Wicks credits Steven Conn, W.E. Smith Professor of History, for sharing his vision of how museums and object-based research at Miami could be even more impactful.

“I have done a fair bit of scholarly work on the history of museums, and Miami’s museums were one of the things that excited me about coming to the history department in 2015,” Conn said.

“But as I settled in here, I was struck that the museums were not reaching their potential for teaching, for research or for broader public engagement. It seemed to me that by banding together through the center, we could make the whole greater than the sum of parts.”

Conn and Pepper Stetler, associate professor of art history and associate director of the Miami University Humanities Center, assembled a group of interested faculty and staff with a goal of forming the umbrella organization. Both serve on the steering committee.

Conn said the center “signals that the museums and collections are central, not peripheral, to what Miami is all about” and will enable them to explore bigger opportunities that would be unavailable to individual museums and collections.

Exposing students to object-based learning

Some faculty, including Stetler and Conn, actively use object-based learning in their classes already.

student looking at crystals in window of geology museum

A student looks at mineral specimens outside the Limper Geology Museum (photo by Scott Kissell).

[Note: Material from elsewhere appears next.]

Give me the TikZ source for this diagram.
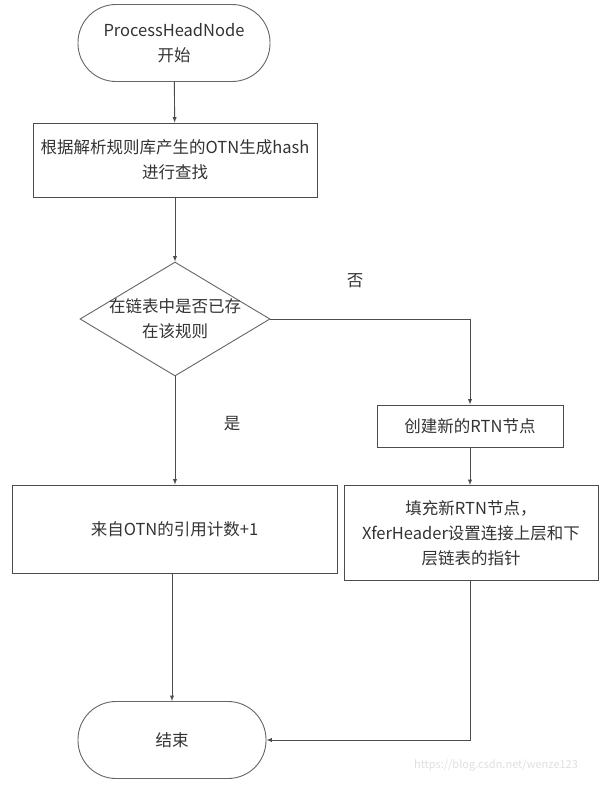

Stetler uses the art museum's collections in many of her classes, such as this semester’s ART 389: History of Photography. For instance, students met at the art museum to look at the many examples of 19th-century photographic portraiture in the collection.

“The experience of physically and materially studying these early examples helps my students critically and historically examine their own digital photographic practices in the 21st century,” she said.

Conn teaches a class in which students are putting together a history of Miami using objects from collections around campus.

“This is a really interesting experiment as they think about how objects work as historical sources, and it is exposing them to the real richness of the collections,” he said. “It opens up a different way of thinking for them — about the university and about history. And there is a realness to it.”